When Wolfe explained that she cannot control what patrons do inside their own vehicles, Bass suggested that she ask them to leave or call the police.

Wolfe told Bass that she has, in fact, had to ask patrons to leave the premises before, to which Bass replied, “That’s up to you to take care of your premises.”

When Graham asked Wolfe how much of a problem she has had with people drinking inside their vehicles, Wolfe replied, “It HASN’T been a problem—that’s what I’m trying to say.”

Graham also agreed with Wolfe that she doesn’t have the authority to search people’s vehicles.

“If I see that they’re staggering in there, I say, ‘what are you all doing?’ and I tell them not to do it,” she said. “But, I’m only one person. They have to be responsible for their own actions to a point. No, I don’t have a beer permit right now, and, yes, I have said that I’ve noticed that they’ll go out there and drink a beer. But, I can’t tell them what they can do in their own vehicle. I don’t have that authority. They can tell me to go fly a kite somewhere, and then there’s an argument.”
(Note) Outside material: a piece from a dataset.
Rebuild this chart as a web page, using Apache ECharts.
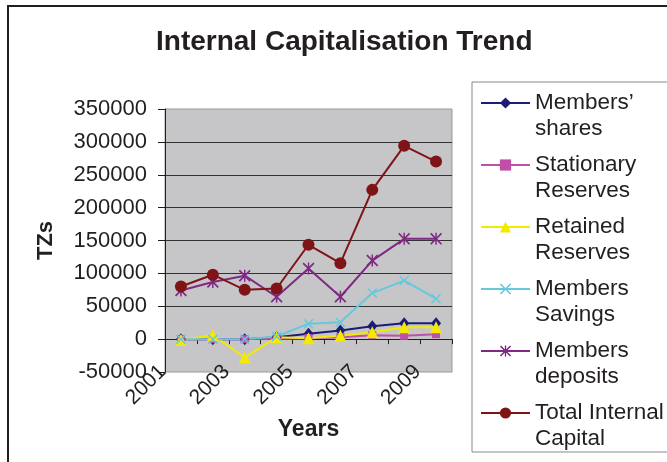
<!DOCTYPE html>
<html>
<head>
<meta charset="utf-8">
<script src="https://cdn.jsdelivr.net/npm/echarts@6/dist/echarts.min.js"></script>
<style>
  html, body { margin: 0; padding: 0; background: #fff; }
  #chart { width: 667px; height: 462px; }
</style>
</head>
<body>
<div id="chart"></div>
<script>
var years = ["2001", "2002", "2003", "2004", "2005", "2006", "2007", "2008", "2009"];
var membersShares = [0, 0, 0, 3000, 8000, 13000, 19500, 24000, 24000];
var stationaryReserves = [0, 0, 0, 500, 1500, 3000, 6000, 5000, 7500];
var retainedReserves = [-1500, 6000, -28000, 3000, 1500, 5000, 10500, 18000, 18000];
var membersSavings = [0, 0, 0, 4000, 23500, 25500, 70000, 89000, 61500];
var membersDeposits = [74000, 87000, 96500, 64500, 107500, 64500, 119500, 152500, 152500];
var totalCapital = [80000, 98000, 75000, 77000, 143500, 115500, 227000, 294000, 270000];

// legend text, wrapped like the original (leading blank line keeps the icon on line 1)
var legendNames = {
  "Members' shares": "\nMembers’\nshares",
  "Stationary Reserves": "\nStationary\nReserves",
  "Retained Reserves": "\nRetained\nReserves",
  "Members Savings": "\nMembers\nSavings",
  "Members deposits": "\nMembers\ndeposits",
  "Total Internal Capital": "\nTotal Internal\nCapital"
};

// thin X and asterisk markers like Excel's
var xPath = "path://M0,1 L1,0 L5,4 L9,0 L10,1 L6,5 L10,9 L9,10 L5,6 L1,10 L0,9 L4,5 Z";
var starPath = "path://M0,1 L1,0 L5,4 L9,0 L10,1 L6,5 L10,9 L9,10 L5,6 L1,10 L0,9 L4,5 Z M4.4,0 L5.6,0 L5.6,10 L4.4,10 Z";

var font = "'Liberation Sans', Arial, sans-serif";
var ink = "#231f20";

function line(name, data, color, symbol, size) {
  return {
    name: name,
    type: "line",
    data: data,
    xAxisIndex: 0,
    symbol: symbol,
    symbolSize: size,
    showAllSymbol: true,
    lineStyle: { color: color, width: 2 },
    itemStyle: { color: color },
    emphasis: { disabled: true }
  };
}

var chart = echarts.init(document.getElementById("chart"));
var option = {
  animation: false,
  textStyle: { fontFamily: font, color: ink },
  title: {
    text: "Internal Capitalisation Trend",
    left: 151,
    top: 23,
    textStyle: { fontFamily: font, fontSize: 28, fontWeight: "bold", color: ink }
  },
  graphic: [
    { type: "rect", shape: { x: 8, y: 6, width: 700, height: 500 },
      style: { fill: "none", stroke: ink, lineWidth: 2 }, silent: true },
    { type: "rect", shape: { x: 472, y: 82, width: 230, height: 370 },
      style: { fill: "#fff", stroke: "#888", lineWidth: 1 }, silent: true, z: -1 }
  ],
  legend: {
    orient: "vertical",
    left: 480,
    top: 64,
    padding: 0,
    itemWidth: 49,
    itemHeight: 14,
    itemGap: -16,
    formatter: function (n) { return legendNames[n]; },
    textStyle: { fontFamily: font, fontSize: 22.5, color: ink, lineHeight: 26 }
  },
  grid: {
    left: 165, right: 215, top: 109, bottom: 90,
    show: true, backgroundColor: "#c6c6c8", borderColor: "#999", borderWidth: 1,
    outerBoundsMode: "none"
  },
  xAxis: [
    {
      type: "category",
      data: years,
      position: "bottom",
      axisLine: { show: false, onZero: false },
      axisTick: { show: false },
      axisLabel: {
        interval: 1, rotate: 45, fontSize: 21, color: ink, fontFamily: font,
        margin: -22, padding: [0, 26, 0, 0]
      },
      name: "Years",
      nameLocation: "middle",
      nameGap: 46,
      nameTextStyle: { fontFamily: font, fontSize: 23, fontWeight: "bold", color: ink, verticalAlign: "top" }
    },
    {
      type: "category",
      data: years,
      position: "bottom",
      axisLine: { show: true, onZero: true, lineStyle: { color: ink, width: 1 } },
      axisTick: { show: true, interval: 0, length: 5, lineStyle: { color: ink } },
      axisLabel: { show: false }
    }
  ],
  yAxis: {
    type: "value",
    min: -50000,
    max: 350000,
    interval: 50000,
    axisLine: { show: true, lineStyle: { color: ink, width: 1 } },
    axisTick: { show: true, length: 7, lineStyle: { color: ink } },
    axisLabel: {
      fontSize: 22, color: ink, fontFamily: font, margin: 18,
      formatter: function (v) { return String(v); }
    },
    splitLine: { show: true, showMinLine: false, showMaxLine: false, lineStyle: { color: "#333", width: 1 } },
    name: "TZs",
    nameLocation: "middle",
    nameGap: 108,
    nameTextStyle: { fontFamily: font, fontSize: 22, fontWeight: "bold", color: ink }
  },
  series: [
    line("Members' shares", membersShares, "#1c1c78", "diamond", [10, 12]),
    line("Stationary Reserves", stationaryReserves, "#c04fa8", "rect", 8),
    line("Retained Reserves", retainedReserves, "#f2ea00", "triangle", 12),
    line("Members Savings", membersSavings, "#66c8dc", xPath, 10),
    line("Members deposits", membersDeposits, "#7e2a82", starPath, 12),
    line("Total Internal Capital", totalCapital, "#7f1416", "circle", 12)
  ]
};
chart.setOption(option);
window.addEventListener("resize", function () {
  chart.resize();
});
</script>
</body>
</html>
“I’m not asking for this for me,” she added.

She noted that her business hosts APA (American Poolplayer Association) tournaments, and she has had more players sign up for these tournaments since the restaurant and beer permit have been in the works.

“Even if I don’t get the beer permit, I’m still going to open up a restaurant, have home cooking and make it as pleasant as I can,” she added.
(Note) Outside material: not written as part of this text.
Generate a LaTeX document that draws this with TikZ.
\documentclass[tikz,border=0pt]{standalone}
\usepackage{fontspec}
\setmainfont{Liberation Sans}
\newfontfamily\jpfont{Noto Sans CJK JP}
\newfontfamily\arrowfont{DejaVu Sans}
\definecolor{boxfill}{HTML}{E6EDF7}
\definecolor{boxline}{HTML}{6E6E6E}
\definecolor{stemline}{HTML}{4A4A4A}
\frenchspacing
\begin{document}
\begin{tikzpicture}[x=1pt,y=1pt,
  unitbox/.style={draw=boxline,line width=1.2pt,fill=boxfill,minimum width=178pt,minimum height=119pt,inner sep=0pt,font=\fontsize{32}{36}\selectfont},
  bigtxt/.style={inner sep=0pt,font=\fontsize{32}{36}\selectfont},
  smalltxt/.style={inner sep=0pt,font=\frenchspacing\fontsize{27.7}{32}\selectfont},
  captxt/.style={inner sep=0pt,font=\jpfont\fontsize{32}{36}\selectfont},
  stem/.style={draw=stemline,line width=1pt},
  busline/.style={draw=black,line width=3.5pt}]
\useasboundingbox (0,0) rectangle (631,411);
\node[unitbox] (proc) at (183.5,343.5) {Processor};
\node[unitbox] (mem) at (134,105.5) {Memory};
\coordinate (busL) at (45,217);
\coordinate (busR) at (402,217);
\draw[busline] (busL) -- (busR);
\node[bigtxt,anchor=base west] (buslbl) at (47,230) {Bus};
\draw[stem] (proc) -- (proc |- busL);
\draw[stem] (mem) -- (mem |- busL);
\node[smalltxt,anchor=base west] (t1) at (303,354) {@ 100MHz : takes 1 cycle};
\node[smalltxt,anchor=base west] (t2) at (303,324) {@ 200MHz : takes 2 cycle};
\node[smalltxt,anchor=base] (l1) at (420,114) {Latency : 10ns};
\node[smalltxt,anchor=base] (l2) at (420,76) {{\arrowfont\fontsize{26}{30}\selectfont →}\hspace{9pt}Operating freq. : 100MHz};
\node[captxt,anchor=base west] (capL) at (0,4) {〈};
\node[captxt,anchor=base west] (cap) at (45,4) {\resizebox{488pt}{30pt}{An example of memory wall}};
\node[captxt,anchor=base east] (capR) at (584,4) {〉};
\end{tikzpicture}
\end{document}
She even told the board that she has brought ministries into her business to try and talk with some patrons who she noticed seemed to be under the influence.

“I never knew what ‘tweaking’ was until other players would tell me, ‘you’ve got to do something—they’re on drugs,’” she said. “I would confront them and tell them they can’t come here if they’re going to act that way because I don’t want that type of atmosphere here.”

“She runs an awesome pool hall”

Several patrons of Rack ‘Em Up also spoke out in support of Wolfe and her business.

“When my fiancé and I discovered Rack ‘Em Up, one of the first things I realized was that she [Wolfe] ran an awesome pool hall,” said patron Dawn Young. “She was always friendly and outgoing, and the tournaments are run well. Except the one person she had to ban (Wolfe explained a patron attempted to start two fights), she’s never had another issue in there.”

“I go up there and shoot pool all the time,” said another patron. “I see no problems, and it’s a really nice establishment. They’re friendly, and I think it would be a really good thing to do.”

He noted that he even brings his son and nephew to play pool.

“This woman right here is doing a really good thing for this community,” said another patron, as she pointed to Wolfe. “We’ve got a lot of young kids that come up there, and it keeps them off the road. I take my grandson, and we spend hours on end up there shooting pool. She’s got a great thing going—let’s keep it going in this little county.”

When it came time for an Alderman to make a motion to accept the changes to the beer ordinance, the board sat in silence for several minutes. When no one made the motion, Graham began to tell Wolfe that there was no way her request could move forward, as no one had motioned.

Alderman Matthew Somers then made a motion, but his motion died for lack of a second.